Actor-Critic methods are provided in RLPack via rlpack.actor_critic package. In-Built can be used with Actor Critic agents to train an agent on the fly. Currently following variants have been implemented:

Method Description Keyword
A2C Synchronous Actor Critic Method "a2c"
A3C Asynchronous Actor Critic Method "`a3c`"

Actor-Critic methods implemented in RLPack support both continuous and discrete action spaces. To support both types of action spaces simultaneously, RLPack provides an argument distribution for actor critic methods to sample actions from. Currently, following distributions are available and accessible by keyword when using simulators.

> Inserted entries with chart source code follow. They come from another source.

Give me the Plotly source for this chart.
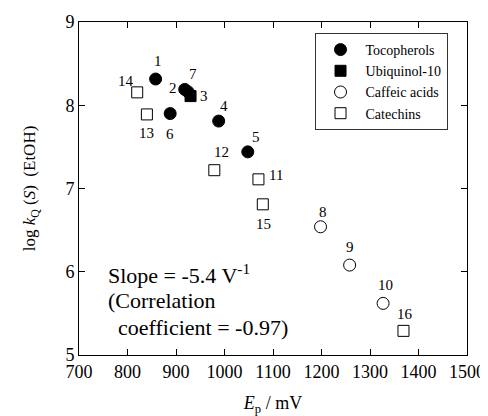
import plotly.graph_objects as go

# Data: E_p (mV) and log kQ(S) in EtOH, with compound numbers
toco_x = [858, 918, 888, 988, 1048, 925]
toco_y = [8.315, 8.19, 7.90, 7.81, 7.44, 8.16]
toco_lbl = ["1", "2", "6", "4", "5", "7"]

ubi_x = [930]
ubi_y = [8.11]
ubi_lbl = ["3"]

caff_x = [1198, 1258, 1327]
caff_y = [6.54, 6.08, 5.62]
caff_lbl = ["8", "9", "10"]

cat_x = [820, 840, 979, 1070, 1079, 1369]
cat_y = [8.155, 7.89, 7.22, 7.11, 6.81, 5.29]
cat_lbl = ["14", "13", "12", "11", "15", "16"]

x_ticks = [700, 800, 900, 1000, 1100, 1200, 1300, 1400, 1500]
y_ticks = [5, 6, 7, 8, 9]

# label pixel offsets (styling)
offsets = {
    "1": (2, 18), "2": (-12, 1), "6": (0, -20), "4": (5, 15), "5": (8, 15), "7": (5, 18),
    "3": (13, 0), "8": (2, 15), "9": (0, 18), "10": (2, 18),
    "14": (-11, 11), "13": (0, -19), "12": (7, 18), "11": (18, 4), "15": (1, -20), "16": (2, 17),
}

FONT = "Liberation Serif, Times New Roman, Times, serif"
fig = go.Figure()
fig.add_trace(go.Scatter(x=toco_x, y=toco_y, mode="markers", name="Tocopherols",
                         marker=dict(symbol="circle", size=12, color="black", line=dict(color="black", width=1))))
fig.add_trace(go.Scatter(x=ubi_x, y=ubi_y, mode="markers", name="Ubiquinol-10",
                         marker=dict(symbol="square", size=11, color="black", line=dict(color="black", width=1))))
fig.add_trace(go.Scatter(x=caff_x, y=caff_y, mode="markers", name="Caffeic acids",
                         marker=dict(symbol="circle-open", size=12, color="black", line=dict(color="black", width=1))))
fig.add_trace(go.Scatter(x=cat_x, y=cat_y, mode="markers", name="Catechins",
                         marker=dict(symbol="square-open", size=11, color="black", line=dict(color="black", width=1))))

for xs, ys, ls in [(toco_x, toco_y, toco_lbl), (ubi_x, ubi_y, ubi_lbl),
                   (caff_x, caff_y, caff_lbl), (cat_x, cat_y, cat_lbl)]:
    for x, y, l in zip(xs, ys, ls):
        dx, dy = offsets[l]
        fig.add_annotation(x=x, y=y, text=l, showarrow=False, xshift=dx, yshift=dy,
                           font=dict(family=FONT, size=15, color="black"))

note_lines = ["Slope = -5.4 V<sup>-1</sup>", "(Correlation", "coefficient = -0.97)"]
note_x = [0.07, 0.07, 0.096]
note_y = [0.243, 0.165, 0.084]
for t, nx, ny in zip(note_lines, note_x, note_y):
    fig.add_annotation(xref="paper", yref="paper", x=nx, y=ny, xanchor="left", yanchor="middle",
                       text=t, showarrow=False,
                       font=dict(family=FONT, size=22, color="black"))

axis_common = dict(showgrid=False, zeroline=False, showline=True, linecolor="black", linewidth=1,
                   mirror="ticks", ticks="inside", ticklen=6, tickcolor="black", automargin=False,
                   tickfont=dict(family=FONT, size=18, color="black"))
fig.update_xaxes(range=[700, 1500], tickvals=x_ticks, ticktext=[str(v) for v in x_ticks],
                 title=dict(text="<i>E</i><sub>p</sub> / mV", font=dict(family=FONT, size=18, color="black"),
                            standoff=18),
                 **axis_common)
fig.update_yaxes(range=[5, 9], tickvals=y_ticks, ticktext=[str(v) for v in y_ticks],
                 title=dict(text="log <i>k</i><sub>Q</sub> (<i>S</i>)  (EtOH)",
                            font=dict(family=FONT, size=17, color="black"), standoff=25),
                 **axis_common)

# page body has an 8px margin, so the figure is drawn 8px smaller and offset
fig.update_layout(width=480, height=408, margin=dict(l=71, r=21, t=14, b=61),
                  paper_bgcolor="white", plot_bgcolor="white",
                  legend=dict(x=0.607, y=0.967, xanchor="left", yanchor="top",
                              bordercolor="#333", borderwidth=1, bgcolor="white",
                              font=dict(family=FONT, size=14, color="black"),
                              itemsizing="trace", tracegroupgap=0, itemwidth=40))
fig.write_html("out.html")
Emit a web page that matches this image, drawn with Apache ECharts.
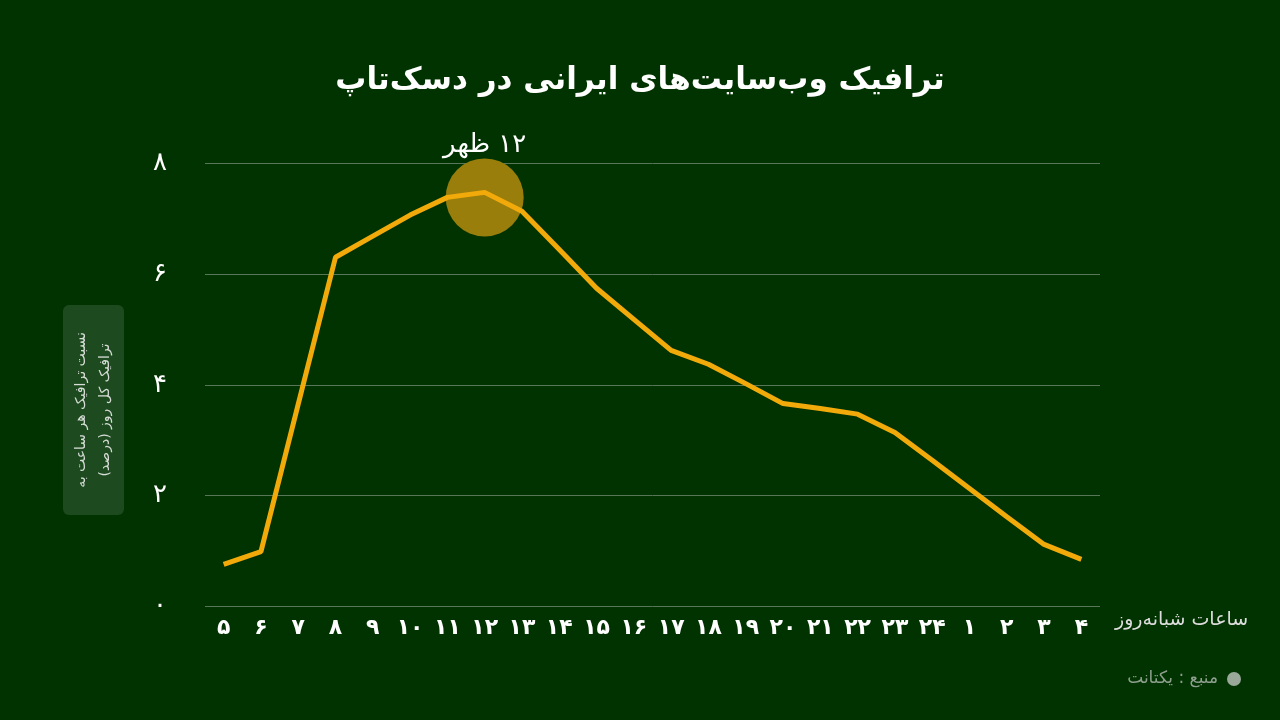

Distribution Description Keyword
Normal The Normal distribution (for continuous action spaces). More info can be found here. "normal"
LogNormal The LogNormal distribution (for continuous action spaces). More info can be found here. "log_normal"
multivariate_normal The Multivariate Normal distribution (for continuous action spaces). More info can be found [here] (https://pytorch.org/docs/stable/distributions.html#multivariatenormal) "multivariate_normal"
Categorical The Categorical distribution (for discrete action spaces). More info can be found here. "categorical"
Binomial The Binomial distribution (for discrete action spaces). More info can be found here. "binomial"
Bernoulli The Bernoulli distribution (for discrete action spaces). More info can be found here "bernoulli"

Since Actor Critic implementations in RLPack support both continuous and discrete action spaces, all methods have an argument action_space. You must pass this argument in the following way:

  • Continuous case: In this case, you must the argument as a list of two elements.
    • First element of the list will have output features desired from policy model. This is directly unpacked into the distribution object selected with distribution, hence make sure to check the arguments for the distribution you are passing. Generally the policy model in continuous case must output the statistics for probability distribution selected.
    • Second element of the list will have the output shape of the action as list. This shape is used to sample from the given distribution.
    • An example: If we have passed normal distribution and action is expected to be of shape (1,), then the action_space would be [2, [1]], where 2 represents the no. of features in output of the policy model (for loc (mean) and scale (standard deviation), and [1] is the desired action shape.
  • Discrete case: In this case, you can simply pass an integer representing the number of actions for the environment. For example if agent can take four actions in the environment, we simply pass 4.